Compile every line that includes the word "with".

::: Input material

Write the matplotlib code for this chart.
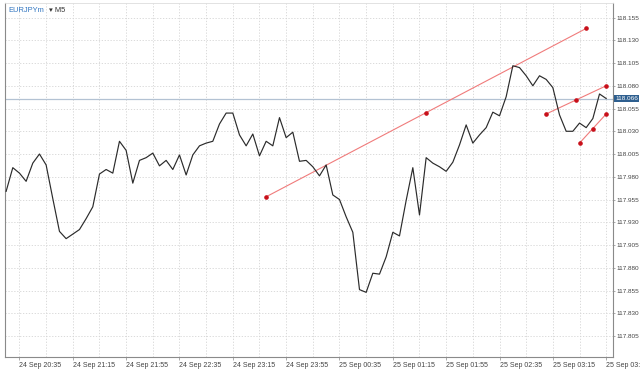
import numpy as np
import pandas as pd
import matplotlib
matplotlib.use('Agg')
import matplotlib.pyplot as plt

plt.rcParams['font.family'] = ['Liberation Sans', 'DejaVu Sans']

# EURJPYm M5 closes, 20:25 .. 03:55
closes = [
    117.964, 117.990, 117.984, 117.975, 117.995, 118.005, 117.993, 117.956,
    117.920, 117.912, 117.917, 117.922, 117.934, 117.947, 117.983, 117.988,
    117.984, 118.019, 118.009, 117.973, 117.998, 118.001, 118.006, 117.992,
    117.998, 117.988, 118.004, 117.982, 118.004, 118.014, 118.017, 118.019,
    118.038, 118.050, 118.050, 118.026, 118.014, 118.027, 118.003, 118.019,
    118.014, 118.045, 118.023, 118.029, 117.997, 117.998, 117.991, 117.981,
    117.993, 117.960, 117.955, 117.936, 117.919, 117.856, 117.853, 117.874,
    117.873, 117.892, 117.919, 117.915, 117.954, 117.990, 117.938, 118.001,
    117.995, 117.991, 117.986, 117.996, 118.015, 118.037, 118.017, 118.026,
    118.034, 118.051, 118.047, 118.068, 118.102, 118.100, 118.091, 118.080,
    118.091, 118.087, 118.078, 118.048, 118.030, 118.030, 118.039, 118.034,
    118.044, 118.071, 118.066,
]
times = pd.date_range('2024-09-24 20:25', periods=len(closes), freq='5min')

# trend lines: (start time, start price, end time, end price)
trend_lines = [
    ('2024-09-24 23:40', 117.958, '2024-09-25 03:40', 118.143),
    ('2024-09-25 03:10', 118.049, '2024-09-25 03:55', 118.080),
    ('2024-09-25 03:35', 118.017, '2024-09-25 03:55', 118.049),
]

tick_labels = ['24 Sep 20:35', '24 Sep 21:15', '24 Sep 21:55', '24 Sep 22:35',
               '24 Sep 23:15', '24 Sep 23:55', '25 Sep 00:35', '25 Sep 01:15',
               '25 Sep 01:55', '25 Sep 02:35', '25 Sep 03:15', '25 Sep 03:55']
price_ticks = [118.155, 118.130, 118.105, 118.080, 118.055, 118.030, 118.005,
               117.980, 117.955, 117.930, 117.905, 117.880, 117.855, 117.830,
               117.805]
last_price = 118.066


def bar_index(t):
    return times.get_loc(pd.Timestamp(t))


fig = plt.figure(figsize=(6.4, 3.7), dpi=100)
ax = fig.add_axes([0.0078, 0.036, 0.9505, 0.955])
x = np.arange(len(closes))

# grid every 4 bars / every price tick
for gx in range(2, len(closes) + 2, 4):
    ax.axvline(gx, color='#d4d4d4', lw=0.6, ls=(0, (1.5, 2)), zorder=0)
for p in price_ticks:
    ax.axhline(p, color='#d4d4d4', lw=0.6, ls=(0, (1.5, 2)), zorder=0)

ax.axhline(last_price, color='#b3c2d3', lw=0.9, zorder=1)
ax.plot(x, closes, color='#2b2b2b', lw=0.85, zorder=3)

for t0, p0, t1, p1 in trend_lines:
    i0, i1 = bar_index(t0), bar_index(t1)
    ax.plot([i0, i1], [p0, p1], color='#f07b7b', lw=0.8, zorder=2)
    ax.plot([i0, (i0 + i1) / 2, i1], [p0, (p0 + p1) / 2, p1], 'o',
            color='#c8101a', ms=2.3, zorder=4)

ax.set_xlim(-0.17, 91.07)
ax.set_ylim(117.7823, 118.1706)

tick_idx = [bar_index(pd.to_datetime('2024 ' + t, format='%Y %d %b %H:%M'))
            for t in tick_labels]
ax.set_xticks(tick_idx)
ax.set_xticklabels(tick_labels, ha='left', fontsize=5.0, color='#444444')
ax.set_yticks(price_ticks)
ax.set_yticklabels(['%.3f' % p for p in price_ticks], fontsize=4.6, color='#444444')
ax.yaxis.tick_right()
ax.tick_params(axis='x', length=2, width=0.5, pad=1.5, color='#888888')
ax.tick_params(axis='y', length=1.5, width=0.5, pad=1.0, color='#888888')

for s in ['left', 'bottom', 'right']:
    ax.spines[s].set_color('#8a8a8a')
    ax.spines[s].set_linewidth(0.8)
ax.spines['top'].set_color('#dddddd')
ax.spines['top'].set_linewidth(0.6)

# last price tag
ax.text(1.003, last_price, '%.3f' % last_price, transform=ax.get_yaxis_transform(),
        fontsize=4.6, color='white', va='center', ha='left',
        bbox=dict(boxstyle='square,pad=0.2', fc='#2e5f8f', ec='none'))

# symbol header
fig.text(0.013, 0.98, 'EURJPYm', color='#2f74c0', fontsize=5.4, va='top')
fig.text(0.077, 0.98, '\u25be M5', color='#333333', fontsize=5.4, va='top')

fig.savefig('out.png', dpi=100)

::::::
::: Input material

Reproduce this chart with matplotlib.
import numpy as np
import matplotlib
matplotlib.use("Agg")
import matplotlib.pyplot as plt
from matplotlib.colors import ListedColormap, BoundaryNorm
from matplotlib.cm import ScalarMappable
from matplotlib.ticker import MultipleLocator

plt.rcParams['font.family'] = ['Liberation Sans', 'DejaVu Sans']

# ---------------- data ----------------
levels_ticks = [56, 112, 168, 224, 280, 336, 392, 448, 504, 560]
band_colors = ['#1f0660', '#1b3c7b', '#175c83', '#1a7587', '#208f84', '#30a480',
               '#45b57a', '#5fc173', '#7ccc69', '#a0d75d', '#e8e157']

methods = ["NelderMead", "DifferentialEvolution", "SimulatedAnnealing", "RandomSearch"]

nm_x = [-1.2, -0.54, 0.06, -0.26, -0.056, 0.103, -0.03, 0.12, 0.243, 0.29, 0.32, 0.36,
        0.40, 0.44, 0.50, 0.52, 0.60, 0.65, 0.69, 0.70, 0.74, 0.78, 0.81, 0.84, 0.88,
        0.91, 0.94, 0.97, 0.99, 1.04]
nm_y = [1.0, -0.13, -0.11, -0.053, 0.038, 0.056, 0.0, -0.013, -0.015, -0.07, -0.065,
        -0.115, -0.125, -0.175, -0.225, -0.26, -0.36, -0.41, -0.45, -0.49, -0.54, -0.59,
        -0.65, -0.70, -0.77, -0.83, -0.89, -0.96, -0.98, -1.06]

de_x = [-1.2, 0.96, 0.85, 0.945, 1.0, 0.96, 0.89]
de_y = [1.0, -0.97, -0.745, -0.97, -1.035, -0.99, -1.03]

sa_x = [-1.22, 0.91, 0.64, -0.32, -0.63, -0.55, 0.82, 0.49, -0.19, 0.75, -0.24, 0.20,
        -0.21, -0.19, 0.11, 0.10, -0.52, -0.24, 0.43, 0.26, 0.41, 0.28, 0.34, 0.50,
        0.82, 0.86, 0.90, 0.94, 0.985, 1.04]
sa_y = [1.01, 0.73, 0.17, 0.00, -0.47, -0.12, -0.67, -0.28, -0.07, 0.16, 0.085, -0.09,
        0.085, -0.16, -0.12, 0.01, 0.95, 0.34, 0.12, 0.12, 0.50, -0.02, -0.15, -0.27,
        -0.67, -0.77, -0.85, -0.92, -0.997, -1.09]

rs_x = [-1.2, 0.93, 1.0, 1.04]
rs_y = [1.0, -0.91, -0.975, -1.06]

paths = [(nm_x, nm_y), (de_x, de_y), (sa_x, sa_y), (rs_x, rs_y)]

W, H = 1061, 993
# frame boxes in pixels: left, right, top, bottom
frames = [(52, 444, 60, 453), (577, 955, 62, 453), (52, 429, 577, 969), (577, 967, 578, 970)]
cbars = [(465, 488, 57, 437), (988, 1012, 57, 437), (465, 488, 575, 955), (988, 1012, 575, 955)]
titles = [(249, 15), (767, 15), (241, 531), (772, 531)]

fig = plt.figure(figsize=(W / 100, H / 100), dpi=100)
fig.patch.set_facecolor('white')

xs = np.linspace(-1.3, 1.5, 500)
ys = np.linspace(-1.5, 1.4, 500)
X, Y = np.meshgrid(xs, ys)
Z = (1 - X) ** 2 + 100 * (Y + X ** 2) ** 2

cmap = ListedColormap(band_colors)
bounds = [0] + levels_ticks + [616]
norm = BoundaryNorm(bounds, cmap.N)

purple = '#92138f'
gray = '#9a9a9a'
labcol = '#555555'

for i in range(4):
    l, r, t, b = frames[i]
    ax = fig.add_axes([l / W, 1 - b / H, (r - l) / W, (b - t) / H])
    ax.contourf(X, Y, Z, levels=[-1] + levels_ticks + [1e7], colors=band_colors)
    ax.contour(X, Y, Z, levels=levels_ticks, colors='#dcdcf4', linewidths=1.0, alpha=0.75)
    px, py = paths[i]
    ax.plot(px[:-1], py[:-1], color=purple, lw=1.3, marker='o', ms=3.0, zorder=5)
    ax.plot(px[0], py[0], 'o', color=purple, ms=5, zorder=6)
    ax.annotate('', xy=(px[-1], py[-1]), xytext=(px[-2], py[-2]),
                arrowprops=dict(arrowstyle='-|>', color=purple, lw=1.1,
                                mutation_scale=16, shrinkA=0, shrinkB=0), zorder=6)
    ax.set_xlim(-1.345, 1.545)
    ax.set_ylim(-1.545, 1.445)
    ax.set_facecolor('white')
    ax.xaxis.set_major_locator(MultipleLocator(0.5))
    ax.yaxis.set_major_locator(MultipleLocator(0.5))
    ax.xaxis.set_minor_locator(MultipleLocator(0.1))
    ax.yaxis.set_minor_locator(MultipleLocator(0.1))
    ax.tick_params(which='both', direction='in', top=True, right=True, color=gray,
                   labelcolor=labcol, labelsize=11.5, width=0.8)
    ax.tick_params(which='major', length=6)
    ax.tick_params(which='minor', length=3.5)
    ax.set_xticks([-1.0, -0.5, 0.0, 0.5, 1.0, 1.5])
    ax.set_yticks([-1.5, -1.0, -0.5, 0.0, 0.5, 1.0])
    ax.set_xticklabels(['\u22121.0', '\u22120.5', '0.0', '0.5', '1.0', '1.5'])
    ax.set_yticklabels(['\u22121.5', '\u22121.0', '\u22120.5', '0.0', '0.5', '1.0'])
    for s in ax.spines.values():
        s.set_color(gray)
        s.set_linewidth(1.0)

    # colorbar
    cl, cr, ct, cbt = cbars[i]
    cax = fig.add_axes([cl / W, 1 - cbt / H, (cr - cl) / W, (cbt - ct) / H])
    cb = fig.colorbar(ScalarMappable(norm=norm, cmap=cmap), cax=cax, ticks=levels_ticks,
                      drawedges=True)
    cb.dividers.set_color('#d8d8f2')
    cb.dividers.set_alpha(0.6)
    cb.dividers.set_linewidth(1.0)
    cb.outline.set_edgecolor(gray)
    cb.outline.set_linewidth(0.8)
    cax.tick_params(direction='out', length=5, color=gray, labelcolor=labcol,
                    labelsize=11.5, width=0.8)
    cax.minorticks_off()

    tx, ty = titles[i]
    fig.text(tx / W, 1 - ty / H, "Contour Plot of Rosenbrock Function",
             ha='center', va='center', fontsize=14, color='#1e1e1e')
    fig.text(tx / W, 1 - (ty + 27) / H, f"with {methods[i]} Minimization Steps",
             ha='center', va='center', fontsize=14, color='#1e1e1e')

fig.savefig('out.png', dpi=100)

::::::

### Correct response
Reproduce this chart with matplotlib.
    fig.text(tx / W, 1 - (ty + 27) / H, f"with {methods[i]} Minimization Steps",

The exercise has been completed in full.